Whether by design or sheer coincidence, two seemingly unrelated Top 100 lists have popped up within the past week to forge a sort of perfect storm of pointless analysis and time-wasting critique. The lists themselves are enormously interesting and informational; it’s my own uncontrollable urge to conflate the two that presents the black hole of inanity. Vain hopes of unlocking the hidden synchronicity amongst their ordered logic consume me. Numbers swell backwards and forwards in a taunting ebb and flow. 100 to 1 and 100 to 1. What’s the connection? Your asses are mine, lists; show yourselves.
The first list in question appeared within an article called “Making Every Word Count” on The Wall Street Journal’s website this past Friday. It contained lists of the 100 most-used words in the English language, sortable by ranking within the various sources in which they appear, from spoken conversations to newspapers and Oxford English Corpus. Don’t worry, it’s not as highbrow as it sounds, check it out.
Now, the other list is right in EAR FARM’s wheelhouse. It compiles the Billboard Hot 100’s top 100 songs from August 1958 through July 2008, the chart’s first 50 years existence. Yes, that is correct, this is a top 100 list of a top 100 list, so needless to say I surrendered many productive hours to it yesterday. It was during this century-themed blackout that something specific occurred to me: if this Billboard list represented the very hottest of hot songs over the past 50 years, wouldn’t the titles of these songs skew heavily towards many of the WSJ’s top 100 most-used words?
Think about it; this is a list of the most popular, widest reaching, mass-commercialized universal moments in recorded music since 1958. The perceived universality and connective power of the lyrics undoubtedly had much to do with many of these songs’ success (“Macarena” notwithstanding), so it would only make sense that their titles reflect the same words that people use most often on a day to day basis. Or so I thought.

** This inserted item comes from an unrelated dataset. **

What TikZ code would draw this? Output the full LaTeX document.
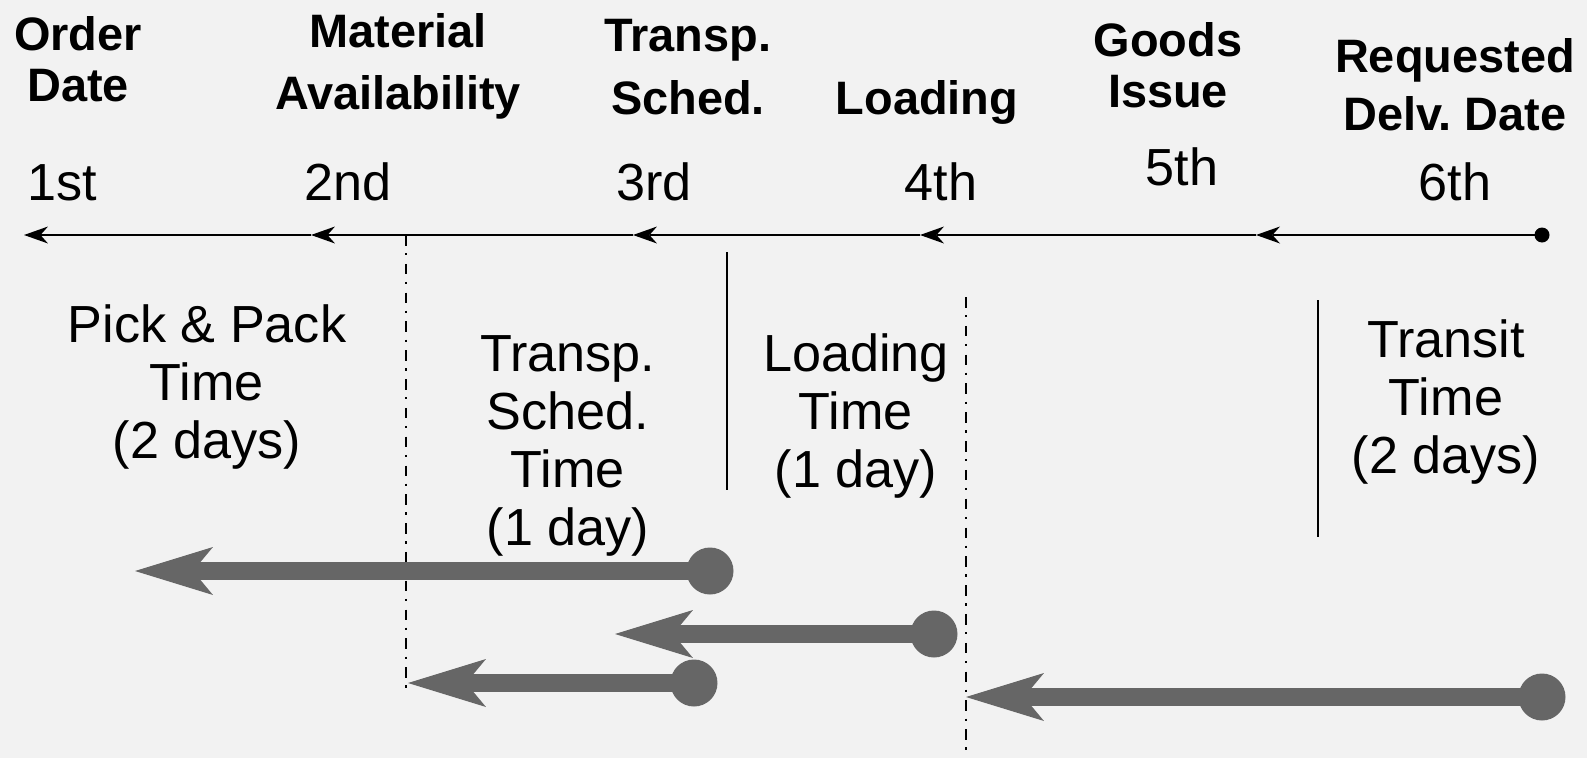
\documentclass[tikz,border=0pt]{standalone}
\usepackage{fontspec}
\setmainfont{Liberation Sans}
\usetikzlibrary{arrows.meta}
\definecolor{bgc}{HTML}{F2F2F2}
\definecolor{garr}{HTML}{666666}
\frenchspacing
\begin{document}
\begin{tikzpicture}[x=0.02cm,y=-0.02cm,
  hdr/.style={font=\fontsize{26.7pt}{30pt}\bfseries\selectfont, align=center, anchor=base, inner sep=0pt},
  ord/.style={font=\fontsize{29.7pt}{33pt}\selectfont, anchor=base, inner sep=0pt},
  body/.style={font=\fontsize{29.7pt}{33pt}\selectfont, align=center, anchor=base, inner sep=0pt},
  tl/.style={line width=1.4pt, -{Stealth[length=0.48cm, width=0.34cm, inset=0.15cm, line width=0pt]}},
  dashdot/.style={line width=1.3pt, dash pattern=on 6pt off 4.3pt on 1.3pt off 4.8pt},
  sep/.style={line width=1.3pt},
  garrow/.style={draw=garr, line width=10pt, -{Stealth[length=1.56cm, width=0.96cm, inset=0.4cm, line width=0pt]}},
  gdot/.style={circle, fill=garr, inner sep=0pt, minimum size=0.94cm},
  tdot/.style={circle, fill=black, inner sep=0pt, minimum size=0.3cm}]
\fill[bgc] (0,0) rectangle (1587,758);
\useasboundingbox (0,0) rectangle (1587,758);

% header labels (anchor = baseline of last line)
\node[hdr, font=\fontsize{26.7pt}{28.5pt}\bfseries\selectfont] (hOrder) at (78,101) {Order\\Date};
\node[hdr, font=\fontsize{26.7pt}{35pt}\bfseries\selectfont] (hMat) at (398,109) {Material\\Availability};
\node[hdr, font=\fontsize{26.7pt}{35.8pt}\bfseries\selectfont] (hTra) at (688,114) {Transp.\\Sched.};
\node[hdr] (hLoad) at (927,114) {Loading};
\node[hdr, font=\fontsize{26.7pt}{28.5pt}\bfseries\selectfont] (hGoods) at (1168,107) {Goods\\Issue};
\node[hdr, font=\fontsize{26.7pt}{33pt}\bfseries\selectfont] (hReq) at (1455,130) {Requested\\Delv. Date};

% ordinals
\node[ord] (o1) at (62,200) {1st};
\node[ord] (o2) at (348,200) {2nd};
\node[ord] (o3) at (654,200) {3rd};
\node[ord] (o4) at (941,200) {4th};
\node[ord] (o5) at (1182,185) {5th};
\node[ord] (o6) at (1455,200) {6th};

% timeline
\coordinate (t1) at (24,235);
\coordinate (t2) at (311,235);
\coordinate (t3) at (633,235);
\coordinate (t4) at (920,235);
\coordinate (t5) at (1256,235);
\node[tdot] (t6) at (1542,235) {};
\draw[tl] (t6.center) -- (t5);
\draw[tl] (t5) -- (t4);
\draw[tl] (t4) -- (t3);
\draw[tl] (t3) -- (t2);
\draw[tl] (t2) -- (t1);

% separators
\coordinate (v1a) at (406,235);
\coordinate (v1b) at (406,696);
\draw[dashdot] (v1a) -- (v1b);
\coordinate (v2a) at (966,297);
\coordinate (v2b) at (966,758);
\draw[dashdot] (v2a) -- (v2b);
\coordinate (s1a) at (727,252);
\coordinate (s1b) at (727,490);
\draw[sep] (s1a) -- (s1b);
\coordinate (s2a) at (1318,300);
\coordinate (s2b) at (1318,537);
\draw[sep] (s2a) -- (s2b);

% body texts (anchor = baseline of last line)
\node[body] (pp) at (207,458) {Pick \& Pack\\Time\\(2 days)};
\node[body] (ts) at (568,545) {Transp.\\Sched.\\Time\\(1 day)};
\node[body] (lt) at (856,487) {Loading\\Time\\(1 day)};
\node[body] (tt) at (1446,473) {Transit\\Time\\(2 days)};

% gray arrows
\node[gdot] (d1) at (710,571) {};
\coordinate (a1) at (135,571);
\draw[garrow] (d1.center) -- (a1);
\node[gdot] (d2) at (934,634) {};
\coordinate (a2) at (615,634);
\draw[garrow] (d2.center) -- (a2);
\node[gdot] (d3) at (694,683) {};
\coordinate (a3) at (408,683);
\draw[garrow] (d3.center) -- (a3);
\node[gdot] (d4) at (1542,697) {};
\coordinate (a4) at (966,697);
\draw[garrow] (d4.center) -- (a4);
\end{tikzpicture}
\end{document}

My approach was simple. I cross-referenced both lists, comparing words within song titles to the top 100 conversational words (choosing the conversational filter instead of that of the newspaper or Oxford English because songs are an oral tradition, duh). And while I failed to uncover an overwhelming correlation between the two, I had my moments…
First, let’s discount the song titles featuring words that don’t really exist: “Whoomp! (There It Is)” by Tag Team (#58 Hot 100), “Abracadabra” by Steve Miller (#70 Hot 100, note: no I don’t think “abracadabra” should be considered a real word, I mean check out its spooky inverted-cone structure), and “Un-Break My Heart” by Toni Braxton (#10 Hot 100, note: “un-break”? C’mon Toni, you couldn’t have opted for “fix” instead?). Now, of the remaining 97, the following are the titles that match up perfectly with the top 100 most-used conversational words:
#93 Hot 100. “Do That To Me One More Time” by Captain and Tennille (peak 2/16/80). Most-Used Word Breakdown: “Do” (29) That (09) To (05) Me (64) One (55) More (82) Time (79)

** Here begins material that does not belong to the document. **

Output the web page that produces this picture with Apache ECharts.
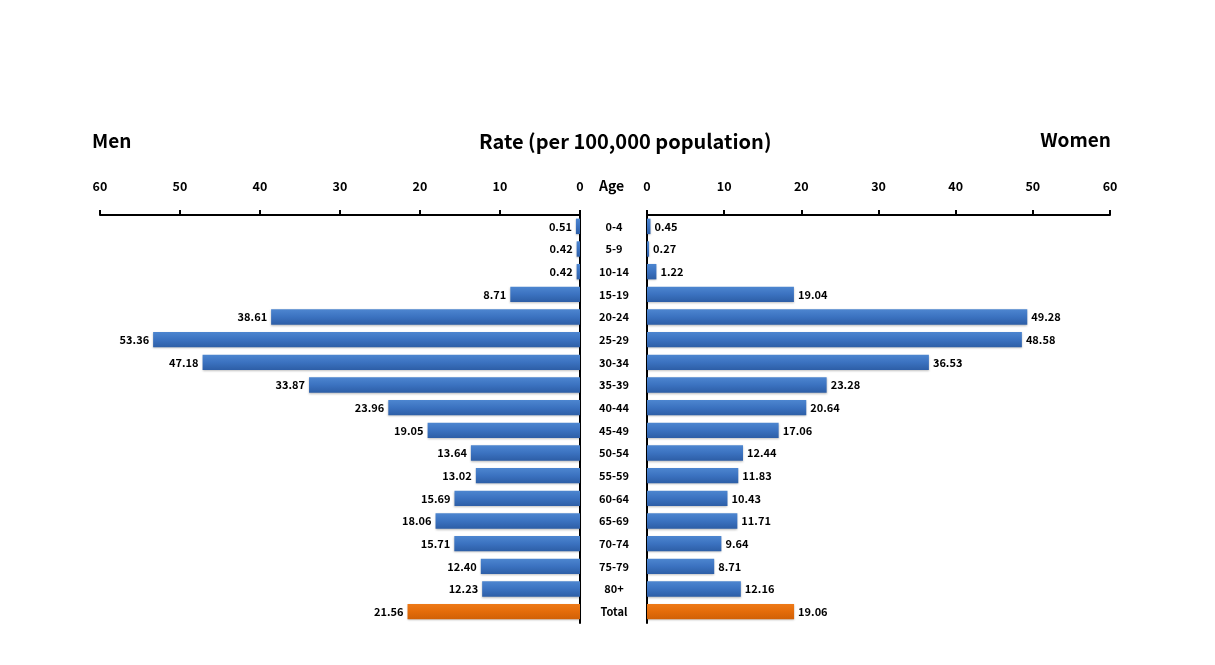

#74 Hot 100. “Say You, Say Me” by Lionel Richie (peak 12/21/85).
Breakdown: Say (98) You (02) Me (64)
#42 Hot 100. “No One” by Alicia Keys (peak 12/1/97). Breakdown: No (53) One (55)

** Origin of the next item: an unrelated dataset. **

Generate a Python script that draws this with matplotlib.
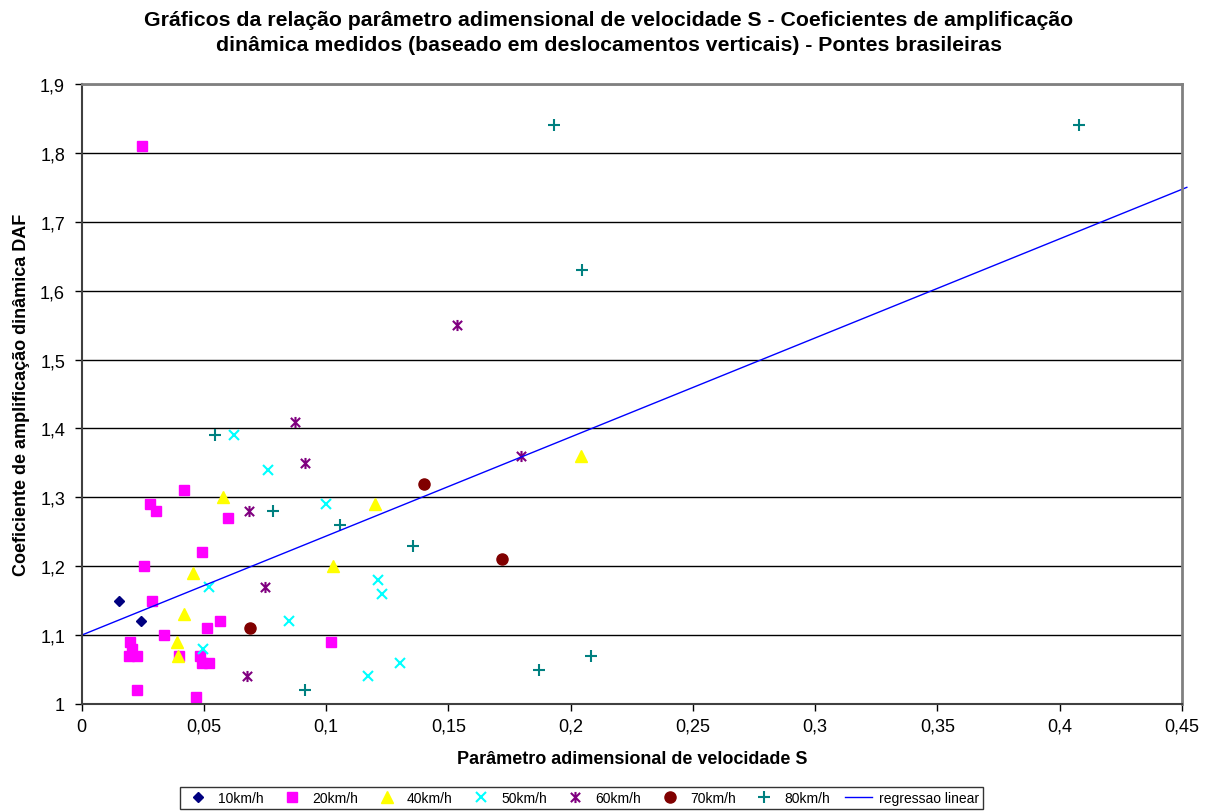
import numpy as np
import matplotlib
matplotlib.use("Agg")
import matplotlib.pyplot as plt
from matplotlib.path import Path
from matplotlib.ticker import FuncFormatter, MultipleLocator

plt.rcParams['font.family'] = ['Liberation Sans', 'DejaVu Sans']

# data (S, DAF)
s_10 = [0.0151, 0.0244]
daf_10 = [1.15, 1.12]

s_20 = [0.0248, 0.0418, 0.0278, 0.0303, 0.0599, 0.0493, 0.0256, 0.0289, 0.0566, 0.0511,
        0.0338, 0.0196, 0.1020, 0.0205, 0.0192, 0.0226, 0.0399, 0.0484, 0.0493, 0.0521,
        0.0226, 0.0466]
daf_20 = [1.81, 1.31, 1.29, 1.28, 1.27, 1.22, 1.20, 1.15, 1.12, 1.11,
          1.10, 1.09, 1.09, 1.08, 1.07, 1.07, 1.07, 1.07, 1.06, 1.06,
          1.02, 1.01]

s_40 = [0.0579, 0.1199, 0.0455, 0.1027, 0.0418, 0.0390, 0.0395, 0.2044]
daf_40 = [1.30, 1.29, 1.19, 1.20, 1.13, 1.09, 1.07, 1.36]

s_50 = [0.0623, 0.0760, 0.1001, 0.0520, 0.0849, 0.0497, 0.1170, 0.1213, 0.1229, 0.1302]
daf_50 = [1.39, 1.34, 1.29, 1.17, 1.12, 1.08, 1.04, 1.18, 1.16, 1.06]

s_60 = [0.0873, 0.0914, 0.0685, 0.0749, 0.0678, 0.1533, 0.1796]
daf_60 = [1.41, 1.35, 1.28, 1.17, 1.04, 1.55, 1.36]

s_70 = [0.0688, 0.1398, 0.1719]
daf_70 = [1.11, 1.32, 1.21]

s_80 = [0.0544, 0.0784, 0.1055, 0.0914, 0.1356, 0.1869, 0.2082, 0.1932, 0.2045, 0.4080]
daf_80 = [1.39, 1.28, 1.26, 1.02, 1.23, 1.05, 1.07, 1.84, 1.63, 1.84]

s_reg = [0.0, 0.452]
daf_reg = [1.10, 1.75]

# Excel-like star marker: X with a vertical bar
star = Path([(-1, -1), (1, 1), (-1, 1), (1, -1), (0, -1.2), (0, 1.2)],
            [Path.MOVETO, Path.LINETO, Path.MOVETO, Path.LINETO, Path.MOVETO, Path.LINETO])

fig = plt.figure(figsize=(12.18, 8.12), dpi=100)
ax = fig.add_axes([0.0671, 0.1318, 0.9033, 0.7635])

ax.plot(s_10, daf_10, ls='none', marker='D', ms=5.5, color='#000080', label='10km/h')
ax.plot(s_20, daf_20, ls='none', marker='s', ms=7.5, color='#FF00FF', label='20km/h')
ax.plot(s_40, daf_40, ls='none', marker='^', ms=8.5, color='#FFFF00', label='40km/h')
ax.plot(s_50, daf_50, ls='none', marker='x', ms=7.5, mew=1.5, color='#00FFFF', label='50km/h')
ax.plot(s_60, daf_60, ls='none', marker=star, ms=8, mew=1.5, color='#800080', label='60km/h')
ax.plot(s_70, daf_70, ls='none', marker='o', ms=8, color='#800000', label='70km/h')
ax.plot(s_80, daf_80, ls='none', marker='+', ms=8.5, mew=1.5, color='#008080', label='80km/h')
ax.plot(s_reg, daf_reg, color='#0000FF', lw=1, label='regressao linear', clip_on=False)

ax.set_xlim(0, 0.45)
ax.set_ylim(1, 1.9)
ax.xaxis.set_major_locator(MultipleLocator(0.05))
ax.yaxis.set_major_locator(MultipleLocator(0.1))
comma = FuncFormatter(lambda v, p: ('%g' % round(v, 3)).replace('.', ','))
ax.xaxis.set_major_formatter(comma)
ax.yaxis.set_major_formatter(comma)
ax.tick_params(labelsize=13, direction='out', length=5, width=1, color='black')
ax.tick_params(axis='x', pad=5)
ax.tick_params(axis='y', pad=7)
ax.grid(axis='y', color='black', lw=1)
ax.set_axisbelow(True)

for side in ['top', 'right']:
    ax.spines[side].set_color('#808080')
    ax.spines[side].set_linewidth(2)
for side in ['left', 'bottom']:
    ax.spines[side].set_color('#404040')
    ax.spines[side].set_linewidth(1.5)

ax.set_xlabel('Parâmetro adimensional de velocidade S', fontsize=13, fontweight='bold', labelpad=11)
ax.set_ylabel('Coeficiente de amplificação dinâmica DAF', fontsize=13, fontweight='bold', labelpad=7)
fig.suptitle('Gráficos da relação parâmetro adimensional de velocidade S - Coeficientes de amplificação\n'
             'dinâmica medidos (baseado em deslocamentos verticais) - Pontes brasileiras',
             fontsize=15.3, fontweight='bold', y=0.987, linespacing=1.45)

leg = fig.legend(loc='lower center', bbox_to_anchor=(0.4774, -0.006), ncol=8, fontsize=10,
                 frameon=True, fancybox=False, edgecolor='black', handlelength=2.0,
                 handletextpad=0.45, columnspacing=1.05, borderpad=0.3, numpoints=1,
                 markerscale=1.0)
leg.get_frame().set_linewidth(1)

fig.savefig('out.png', dpi=100)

#35 Hot 100. “Say Say Say” by Paul McCartney and Michael Jackson (peak 12/10/83). Breakdown: Say (98)
Okay, so not too compelling an argument based on the above evidence, I agree. But as I scrolled through the remaining hot top 35 of the top 100 of the last hot 50 years of the hot Billboard charts, something else occurred to me. Though I hadn’t found a secret code connecting language with top song titles, the one amazing thing this analysis might prove useful for is in identifying the most universal song of the past 50 years. Argue all you want, but it’s entirely possible that the song with the one-two punch of the highest Billboard rank AND the purest concentration of most-used words within its title should in fact be considered the ultimate communal American song since 1958.
And guess what that song would be?
#11 Hot 100. “Yeah!” by Usher feat. Lil’ Jon and Ludacris (peak 2/28/04). Breakdown: Yeah (8)
This is why I never took a statistics class.
above photo found HERE



09.17.08 8:37 am
Haha! F’ing hilarious. You’re a true scholar.
09.17.08 8:40 am
You could write any word to make an “inverted cone”…I’m sorry you put so much time into this, pookie.